STATED TASK:
Exactly the lines from the line with "Output the web" to the line with "530, 590, 646];" should be extracted, both included, with no other lines.

DATASET ENTRIES:
▼

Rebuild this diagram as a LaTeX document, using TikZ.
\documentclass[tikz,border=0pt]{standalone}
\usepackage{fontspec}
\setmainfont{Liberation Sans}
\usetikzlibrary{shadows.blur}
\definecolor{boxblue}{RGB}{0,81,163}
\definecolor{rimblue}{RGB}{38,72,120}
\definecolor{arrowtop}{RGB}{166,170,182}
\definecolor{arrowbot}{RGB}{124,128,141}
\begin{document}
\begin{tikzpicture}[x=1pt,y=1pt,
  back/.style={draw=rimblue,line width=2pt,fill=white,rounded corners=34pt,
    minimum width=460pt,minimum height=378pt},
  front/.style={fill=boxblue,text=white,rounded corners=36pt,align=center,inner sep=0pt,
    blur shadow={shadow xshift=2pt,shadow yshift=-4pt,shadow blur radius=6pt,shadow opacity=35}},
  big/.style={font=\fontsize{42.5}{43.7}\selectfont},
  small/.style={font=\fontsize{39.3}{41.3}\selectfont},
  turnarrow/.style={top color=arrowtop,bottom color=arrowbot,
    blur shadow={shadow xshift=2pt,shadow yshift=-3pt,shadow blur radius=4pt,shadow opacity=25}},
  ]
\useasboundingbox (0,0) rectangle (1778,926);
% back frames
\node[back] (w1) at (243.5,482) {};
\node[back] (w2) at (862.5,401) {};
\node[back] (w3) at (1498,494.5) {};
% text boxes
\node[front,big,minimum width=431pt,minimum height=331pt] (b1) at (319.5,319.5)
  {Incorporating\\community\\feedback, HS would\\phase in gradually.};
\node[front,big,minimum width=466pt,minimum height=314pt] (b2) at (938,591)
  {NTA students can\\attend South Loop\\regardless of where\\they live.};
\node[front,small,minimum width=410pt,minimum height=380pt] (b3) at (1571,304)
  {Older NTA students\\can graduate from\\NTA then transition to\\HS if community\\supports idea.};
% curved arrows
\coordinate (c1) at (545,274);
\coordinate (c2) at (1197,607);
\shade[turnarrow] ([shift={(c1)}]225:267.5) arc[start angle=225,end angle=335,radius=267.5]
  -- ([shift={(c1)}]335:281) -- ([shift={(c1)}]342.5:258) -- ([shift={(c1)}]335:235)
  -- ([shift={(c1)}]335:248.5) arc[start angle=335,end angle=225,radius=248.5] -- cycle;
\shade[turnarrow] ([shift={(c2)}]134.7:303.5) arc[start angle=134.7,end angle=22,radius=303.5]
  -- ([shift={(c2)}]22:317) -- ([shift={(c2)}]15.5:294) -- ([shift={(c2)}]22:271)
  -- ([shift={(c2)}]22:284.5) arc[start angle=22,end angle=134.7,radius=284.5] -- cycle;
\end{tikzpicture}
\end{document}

▲
▼

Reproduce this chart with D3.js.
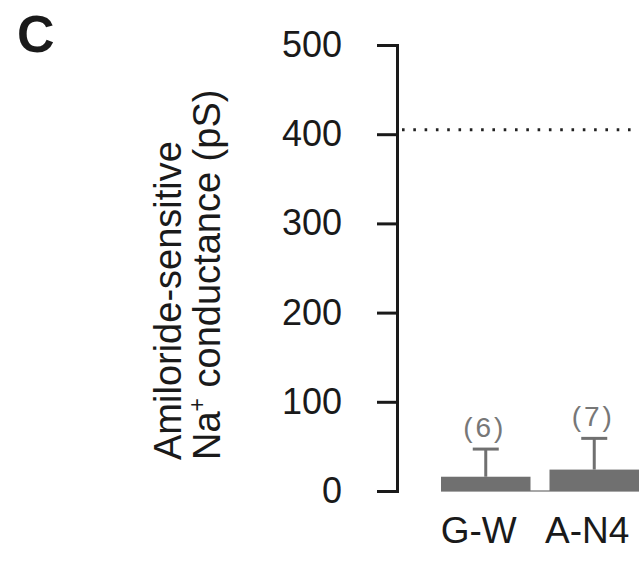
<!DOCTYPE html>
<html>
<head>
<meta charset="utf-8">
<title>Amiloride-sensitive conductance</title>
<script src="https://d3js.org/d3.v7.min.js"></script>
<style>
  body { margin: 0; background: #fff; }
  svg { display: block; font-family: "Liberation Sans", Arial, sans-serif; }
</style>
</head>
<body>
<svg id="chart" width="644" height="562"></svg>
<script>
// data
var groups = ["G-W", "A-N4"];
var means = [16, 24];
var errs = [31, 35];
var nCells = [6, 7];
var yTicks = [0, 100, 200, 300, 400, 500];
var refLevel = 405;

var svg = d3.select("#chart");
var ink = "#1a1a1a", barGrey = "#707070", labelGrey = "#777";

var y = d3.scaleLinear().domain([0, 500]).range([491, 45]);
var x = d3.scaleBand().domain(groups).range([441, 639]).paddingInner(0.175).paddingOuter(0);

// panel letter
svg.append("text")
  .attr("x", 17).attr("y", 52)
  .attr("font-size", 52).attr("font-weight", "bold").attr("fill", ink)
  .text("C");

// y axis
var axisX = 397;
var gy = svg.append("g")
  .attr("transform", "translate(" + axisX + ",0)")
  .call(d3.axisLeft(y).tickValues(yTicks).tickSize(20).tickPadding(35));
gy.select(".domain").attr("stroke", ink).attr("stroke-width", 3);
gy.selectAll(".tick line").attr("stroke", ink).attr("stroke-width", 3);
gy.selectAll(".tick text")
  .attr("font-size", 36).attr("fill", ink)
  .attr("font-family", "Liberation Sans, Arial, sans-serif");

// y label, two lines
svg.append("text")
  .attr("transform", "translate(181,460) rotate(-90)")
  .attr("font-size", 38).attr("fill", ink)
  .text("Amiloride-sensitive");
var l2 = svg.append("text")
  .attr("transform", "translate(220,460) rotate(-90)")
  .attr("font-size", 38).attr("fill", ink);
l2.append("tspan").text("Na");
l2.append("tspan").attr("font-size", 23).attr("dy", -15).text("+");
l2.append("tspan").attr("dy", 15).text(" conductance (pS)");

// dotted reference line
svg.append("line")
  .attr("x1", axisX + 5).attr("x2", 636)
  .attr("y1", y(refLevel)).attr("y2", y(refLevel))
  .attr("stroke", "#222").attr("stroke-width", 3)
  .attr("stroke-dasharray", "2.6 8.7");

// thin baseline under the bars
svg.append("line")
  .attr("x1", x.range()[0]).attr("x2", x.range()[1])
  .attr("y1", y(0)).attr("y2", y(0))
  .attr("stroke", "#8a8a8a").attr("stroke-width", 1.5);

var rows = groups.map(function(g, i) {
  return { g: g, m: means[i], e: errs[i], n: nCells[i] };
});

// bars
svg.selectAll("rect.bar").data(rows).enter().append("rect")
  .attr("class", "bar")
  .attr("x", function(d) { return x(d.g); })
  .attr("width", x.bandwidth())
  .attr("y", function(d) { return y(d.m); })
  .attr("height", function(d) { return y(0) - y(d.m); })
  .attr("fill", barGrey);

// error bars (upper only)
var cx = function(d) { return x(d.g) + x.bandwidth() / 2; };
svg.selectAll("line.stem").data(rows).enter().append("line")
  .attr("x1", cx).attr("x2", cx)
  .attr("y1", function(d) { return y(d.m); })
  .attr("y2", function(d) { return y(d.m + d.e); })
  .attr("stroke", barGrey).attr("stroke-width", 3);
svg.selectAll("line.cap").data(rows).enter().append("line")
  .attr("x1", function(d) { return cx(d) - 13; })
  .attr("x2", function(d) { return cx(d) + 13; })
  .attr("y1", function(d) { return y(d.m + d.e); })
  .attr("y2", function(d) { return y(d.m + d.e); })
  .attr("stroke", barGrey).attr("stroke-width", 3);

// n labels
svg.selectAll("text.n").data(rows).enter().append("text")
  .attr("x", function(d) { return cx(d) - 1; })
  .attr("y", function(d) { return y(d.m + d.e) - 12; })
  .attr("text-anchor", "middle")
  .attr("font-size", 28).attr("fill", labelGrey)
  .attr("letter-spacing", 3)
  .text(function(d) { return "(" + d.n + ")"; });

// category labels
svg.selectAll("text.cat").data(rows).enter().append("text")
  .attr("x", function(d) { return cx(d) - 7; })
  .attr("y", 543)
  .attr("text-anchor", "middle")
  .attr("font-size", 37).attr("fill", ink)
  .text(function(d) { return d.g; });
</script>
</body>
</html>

▲
▼

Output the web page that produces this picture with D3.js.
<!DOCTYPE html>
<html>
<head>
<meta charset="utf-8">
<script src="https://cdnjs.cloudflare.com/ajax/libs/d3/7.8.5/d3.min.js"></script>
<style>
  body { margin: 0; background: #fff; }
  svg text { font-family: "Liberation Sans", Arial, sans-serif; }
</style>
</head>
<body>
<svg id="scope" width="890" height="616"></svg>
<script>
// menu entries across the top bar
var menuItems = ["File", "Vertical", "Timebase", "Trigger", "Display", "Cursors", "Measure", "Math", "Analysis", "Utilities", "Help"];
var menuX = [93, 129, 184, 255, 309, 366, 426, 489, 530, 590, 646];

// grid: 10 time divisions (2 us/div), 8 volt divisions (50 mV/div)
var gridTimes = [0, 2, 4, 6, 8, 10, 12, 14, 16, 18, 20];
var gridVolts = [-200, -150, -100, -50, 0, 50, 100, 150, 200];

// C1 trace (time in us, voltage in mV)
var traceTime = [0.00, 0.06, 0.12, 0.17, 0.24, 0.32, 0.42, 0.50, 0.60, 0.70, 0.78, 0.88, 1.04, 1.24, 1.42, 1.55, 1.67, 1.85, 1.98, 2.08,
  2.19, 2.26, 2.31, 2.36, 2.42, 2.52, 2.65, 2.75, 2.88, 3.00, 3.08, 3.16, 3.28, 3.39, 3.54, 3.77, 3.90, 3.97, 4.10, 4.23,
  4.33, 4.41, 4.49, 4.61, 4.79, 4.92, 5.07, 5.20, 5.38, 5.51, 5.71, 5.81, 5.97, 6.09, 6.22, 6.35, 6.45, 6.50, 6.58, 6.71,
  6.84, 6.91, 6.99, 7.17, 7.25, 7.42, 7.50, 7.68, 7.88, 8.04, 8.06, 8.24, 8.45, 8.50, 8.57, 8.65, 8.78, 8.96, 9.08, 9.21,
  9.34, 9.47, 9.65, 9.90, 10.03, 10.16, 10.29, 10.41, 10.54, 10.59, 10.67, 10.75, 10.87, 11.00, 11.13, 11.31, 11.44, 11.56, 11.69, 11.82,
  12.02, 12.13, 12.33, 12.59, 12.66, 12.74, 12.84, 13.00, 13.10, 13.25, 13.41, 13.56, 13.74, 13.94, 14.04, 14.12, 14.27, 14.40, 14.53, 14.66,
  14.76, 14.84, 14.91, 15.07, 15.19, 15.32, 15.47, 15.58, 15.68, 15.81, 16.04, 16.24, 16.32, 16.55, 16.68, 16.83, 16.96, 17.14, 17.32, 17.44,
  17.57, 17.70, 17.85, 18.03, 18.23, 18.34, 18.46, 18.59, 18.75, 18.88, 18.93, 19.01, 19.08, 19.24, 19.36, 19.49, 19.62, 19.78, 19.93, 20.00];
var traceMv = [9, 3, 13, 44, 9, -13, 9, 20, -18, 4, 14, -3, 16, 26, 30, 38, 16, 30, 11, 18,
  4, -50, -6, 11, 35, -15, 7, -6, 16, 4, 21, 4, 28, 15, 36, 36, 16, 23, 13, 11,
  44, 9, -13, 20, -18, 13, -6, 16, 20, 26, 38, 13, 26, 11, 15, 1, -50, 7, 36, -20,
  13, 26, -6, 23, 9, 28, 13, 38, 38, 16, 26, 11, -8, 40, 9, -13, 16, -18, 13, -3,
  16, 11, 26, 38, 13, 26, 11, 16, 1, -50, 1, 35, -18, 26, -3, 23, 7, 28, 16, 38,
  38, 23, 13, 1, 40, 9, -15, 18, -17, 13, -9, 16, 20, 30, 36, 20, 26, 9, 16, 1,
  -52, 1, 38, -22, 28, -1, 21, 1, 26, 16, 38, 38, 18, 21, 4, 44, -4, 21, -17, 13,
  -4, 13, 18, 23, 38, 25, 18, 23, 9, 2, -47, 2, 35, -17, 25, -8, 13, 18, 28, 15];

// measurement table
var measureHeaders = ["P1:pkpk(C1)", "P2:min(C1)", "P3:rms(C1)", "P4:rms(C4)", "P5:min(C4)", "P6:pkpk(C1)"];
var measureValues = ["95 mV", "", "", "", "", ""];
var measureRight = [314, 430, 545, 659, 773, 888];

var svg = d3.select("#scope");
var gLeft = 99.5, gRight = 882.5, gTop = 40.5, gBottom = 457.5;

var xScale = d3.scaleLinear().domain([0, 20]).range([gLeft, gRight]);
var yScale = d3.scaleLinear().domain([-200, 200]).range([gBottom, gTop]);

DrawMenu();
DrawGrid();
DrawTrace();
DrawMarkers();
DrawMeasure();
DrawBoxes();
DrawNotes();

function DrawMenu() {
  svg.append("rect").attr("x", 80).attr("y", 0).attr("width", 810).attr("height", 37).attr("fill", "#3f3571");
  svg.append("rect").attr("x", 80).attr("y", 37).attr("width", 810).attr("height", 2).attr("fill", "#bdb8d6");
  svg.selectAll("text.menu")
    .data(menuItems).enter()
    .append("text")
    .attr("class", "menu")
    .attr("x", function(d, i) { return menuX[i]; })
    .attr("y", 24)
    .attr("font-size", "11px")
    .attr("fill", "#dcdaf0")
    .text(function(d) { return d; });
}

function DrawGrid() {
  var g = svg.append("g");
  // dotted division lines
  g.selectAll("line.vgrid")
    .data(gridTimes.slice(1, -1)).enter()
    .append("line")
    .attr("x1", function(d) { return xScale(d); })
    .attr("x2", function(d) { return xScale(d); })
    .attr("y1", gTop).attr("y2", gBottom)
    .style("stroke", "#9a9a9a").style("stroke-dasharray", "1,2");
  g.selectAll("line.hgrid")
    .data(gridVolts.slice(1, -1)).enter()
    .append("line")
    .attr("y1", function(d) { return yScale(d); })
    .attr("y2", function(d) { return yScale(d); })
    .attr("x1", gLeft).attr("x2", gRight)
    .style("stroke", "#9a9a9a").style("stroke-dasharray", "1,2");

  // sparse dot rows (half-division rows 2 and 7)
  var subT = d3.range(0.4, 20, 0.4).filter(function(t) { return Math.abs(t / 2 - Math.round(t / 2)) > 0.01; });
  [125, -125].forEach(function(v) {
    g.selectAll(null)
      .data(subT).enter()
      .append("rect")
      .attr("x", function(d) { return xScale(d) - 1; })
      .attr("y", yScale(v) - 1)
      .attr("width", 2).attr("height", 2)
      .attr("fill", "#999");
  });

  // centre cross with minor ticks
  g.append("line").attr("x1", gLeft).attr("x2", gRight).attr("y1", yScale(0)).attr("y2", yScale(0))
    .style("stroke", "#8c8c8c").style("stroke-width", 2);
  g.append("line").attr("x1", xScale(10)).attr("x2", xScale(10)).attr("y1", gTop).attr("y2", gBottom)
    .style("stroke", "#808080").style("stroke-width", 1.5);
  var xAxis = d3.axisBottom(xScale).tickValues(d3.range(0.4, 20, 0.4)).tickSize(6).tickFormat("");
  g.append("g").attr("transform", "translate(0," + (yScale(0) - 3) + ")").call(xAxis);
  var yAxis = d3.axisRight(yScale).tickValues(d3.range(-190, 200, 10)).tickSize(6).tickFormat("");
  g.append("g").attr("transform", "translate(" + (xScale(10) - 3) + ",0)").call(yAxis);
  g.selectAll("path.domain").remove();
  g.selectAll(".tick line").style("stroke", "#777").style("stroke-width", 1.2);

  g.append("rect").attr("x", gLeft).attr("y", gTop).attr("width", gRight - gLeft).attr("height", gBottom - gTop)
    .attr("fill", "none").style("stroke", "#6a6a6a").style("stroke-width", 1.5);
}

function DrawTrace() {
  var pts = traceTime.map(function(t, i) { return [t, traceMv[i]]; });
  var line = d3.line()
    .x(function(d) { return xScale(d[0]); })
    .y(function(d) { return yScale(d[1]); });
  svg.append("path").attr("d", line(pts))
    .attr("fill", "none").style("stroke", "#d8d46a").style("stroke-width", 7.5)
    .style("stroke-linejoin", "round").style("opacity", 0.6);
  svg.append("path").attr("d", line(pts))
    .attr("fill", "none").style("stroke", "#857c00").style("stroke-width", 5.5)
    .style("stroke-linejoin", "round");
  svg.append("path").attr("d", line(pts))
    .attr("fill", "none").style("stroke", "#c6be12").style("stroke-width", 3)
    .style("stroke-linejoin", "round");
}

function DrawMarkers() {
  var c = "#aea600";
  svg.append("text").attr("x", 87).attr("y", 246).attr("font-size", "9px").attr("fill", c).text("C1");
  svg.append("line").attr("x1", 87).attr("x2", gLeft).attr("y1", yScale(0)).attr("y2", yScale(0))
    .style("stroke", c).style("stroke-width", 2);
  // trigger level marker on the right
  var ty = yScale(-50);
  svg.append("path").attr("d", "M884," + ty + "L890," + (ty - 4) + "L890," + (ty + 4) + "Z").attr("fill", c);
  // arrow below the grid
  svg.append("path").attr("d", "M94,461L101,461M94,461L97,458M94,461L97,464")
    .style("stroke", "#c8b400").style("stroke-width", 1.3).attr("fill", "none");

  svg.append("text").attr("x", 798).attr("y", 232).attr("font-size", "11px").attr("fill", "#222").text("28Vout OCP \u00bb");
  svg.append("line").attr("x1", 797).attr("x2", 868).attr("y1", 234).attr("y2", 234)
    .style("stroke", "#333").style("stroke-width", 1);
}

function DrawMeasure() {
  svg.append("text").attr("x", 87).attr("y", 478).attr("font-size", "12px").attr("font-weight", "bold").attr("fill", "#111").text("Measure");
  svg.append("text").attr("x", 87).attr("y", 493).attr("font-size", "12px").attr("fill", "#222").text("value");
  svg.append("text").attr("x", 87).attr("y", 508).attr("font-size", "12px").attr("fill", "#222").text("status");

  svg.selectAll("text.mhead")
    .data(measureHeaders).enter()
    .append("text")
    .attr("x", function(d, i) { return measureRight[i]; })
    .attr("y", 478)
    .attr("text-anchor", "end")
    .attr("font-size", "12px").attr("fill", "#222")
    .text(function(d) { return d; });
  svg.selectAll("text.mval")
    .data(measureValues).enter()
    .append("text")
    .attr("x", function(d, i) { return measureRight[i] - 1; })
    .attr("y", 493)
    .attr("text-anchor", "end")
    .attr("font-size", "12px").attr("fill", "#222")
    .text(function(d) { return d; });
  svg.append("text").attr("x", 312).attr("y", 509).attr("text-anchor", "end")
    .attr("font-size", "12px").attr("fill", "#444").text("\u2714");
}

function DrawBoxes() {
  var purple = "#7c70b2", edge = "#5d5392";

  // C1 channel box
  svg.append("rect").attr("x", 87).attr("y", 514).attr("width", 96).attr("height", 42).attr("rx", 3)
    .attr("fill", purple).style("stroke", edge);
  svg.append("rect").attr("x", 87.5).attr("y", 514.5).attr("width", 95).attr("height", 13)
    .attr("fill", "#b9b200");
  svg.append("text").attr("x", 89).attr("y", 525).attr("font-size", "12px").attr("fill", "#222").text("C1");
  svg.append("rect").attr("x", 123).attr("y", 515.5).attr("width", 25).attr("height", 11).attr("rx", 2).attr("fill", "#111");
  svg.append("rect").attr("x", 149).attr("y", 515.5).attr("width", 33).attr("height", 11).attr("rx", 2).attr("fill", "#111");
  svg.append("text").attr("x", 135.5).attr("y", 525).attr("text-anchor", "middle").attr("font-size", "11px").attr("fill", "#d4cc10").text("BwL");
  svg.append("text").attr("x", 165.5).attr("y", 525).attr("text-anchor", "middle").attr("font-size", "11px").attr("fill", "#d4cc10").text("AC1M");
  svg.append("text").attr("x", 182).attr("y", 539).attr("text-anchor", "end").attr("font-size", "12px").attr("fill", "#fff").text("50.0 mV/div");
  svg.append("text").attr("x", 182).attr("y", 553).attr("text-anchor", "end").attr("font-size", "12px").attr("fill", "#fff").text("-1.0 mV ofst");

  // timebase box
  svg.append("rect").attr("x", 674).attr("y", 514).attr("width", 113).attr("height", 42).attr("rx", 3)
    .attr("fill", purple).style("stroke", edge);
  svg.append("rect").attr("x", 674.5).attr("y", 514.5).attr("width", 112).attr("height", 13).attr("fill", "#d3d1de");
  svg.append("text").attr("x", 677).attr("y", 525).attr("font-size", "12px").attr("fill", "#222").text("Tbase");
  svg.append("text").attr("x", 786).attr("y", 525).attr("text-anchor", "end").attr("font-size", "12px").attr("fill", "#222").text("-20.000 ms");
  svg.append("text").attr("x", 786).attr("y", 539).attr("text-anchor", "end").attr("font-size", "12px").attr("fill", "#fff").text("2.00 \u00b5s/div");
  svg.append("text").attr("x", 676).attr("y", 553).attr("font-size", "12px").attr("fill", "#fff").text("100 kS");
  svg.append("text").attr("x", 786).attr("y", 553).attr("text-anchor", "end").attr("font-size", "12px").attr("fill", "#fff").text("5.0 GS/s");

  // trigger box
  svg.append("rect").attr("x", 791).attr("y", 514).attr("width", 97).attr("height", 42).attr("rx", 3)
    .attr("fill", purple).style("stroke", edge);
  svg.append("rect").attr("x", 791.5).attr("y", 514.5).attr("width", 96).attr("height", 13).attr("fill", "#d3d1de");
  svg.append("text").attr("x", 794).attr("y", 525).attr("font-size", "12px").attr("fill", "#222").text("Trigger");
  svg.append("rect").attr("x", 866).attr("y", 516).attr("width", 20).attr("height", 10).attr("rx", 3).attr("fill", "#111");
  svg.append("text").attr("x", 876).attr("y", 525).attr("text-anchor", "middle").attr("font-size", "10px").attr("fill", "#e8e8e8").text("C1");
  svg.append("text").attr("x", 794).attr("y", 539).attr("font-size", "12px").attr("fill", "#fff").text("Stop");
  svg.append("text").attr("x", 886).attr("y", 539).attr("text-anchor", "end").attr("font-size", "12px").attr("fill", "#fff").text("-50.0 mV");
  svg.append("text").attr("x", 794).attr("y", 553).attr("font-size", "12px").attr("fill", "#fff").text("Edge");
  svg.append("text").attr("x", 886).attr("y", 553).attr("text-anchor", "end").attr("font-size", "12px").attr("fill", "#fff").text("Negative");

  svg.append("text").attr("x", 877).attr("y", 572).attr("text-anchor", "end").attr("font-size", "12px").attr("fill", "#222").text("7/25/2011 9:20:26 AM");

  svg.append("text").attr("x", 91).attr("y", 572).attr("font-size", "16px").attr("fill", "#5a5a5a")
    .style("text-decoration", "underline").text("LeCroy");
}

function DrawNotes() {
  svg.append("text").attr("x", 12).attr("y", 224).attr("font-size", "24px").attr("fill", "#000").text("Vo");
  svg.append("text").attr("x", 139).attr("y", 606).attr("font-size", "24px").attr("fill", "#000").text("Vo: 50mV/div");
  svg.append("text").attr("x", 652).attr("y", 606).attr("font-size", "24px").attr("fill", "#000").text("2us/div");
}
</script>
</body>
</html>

▲

WRITTEN RESPONSE:
Output the web page that produces this picture with D3.js.
<!DOCTYPE html>
<html>
<head>
<meta charset="utf-8">
<script src="https://cdnjs.cloudflare.com/ajax/libs/d3/7.8.5/d3.min.js"></script>
<style>
  body { margin: 0; background: #fff; }
  svg text { font-family: "Liberation Sans", Arial, sans-serif; }
</style>
</head>
<body>
<svg id="scope" width="890" height="616"></svg>
<script>
// menu entries across the top bar
var menuItems = ["File", "Vertical", "Timebase", "Trigger", "Display", "Cursors", "Measure", "Math", "Analysis", "Utilities", "Help"];
var menuX = [93, 129, 184, 255, 309, 366, 426, 489, 530, 590, 646];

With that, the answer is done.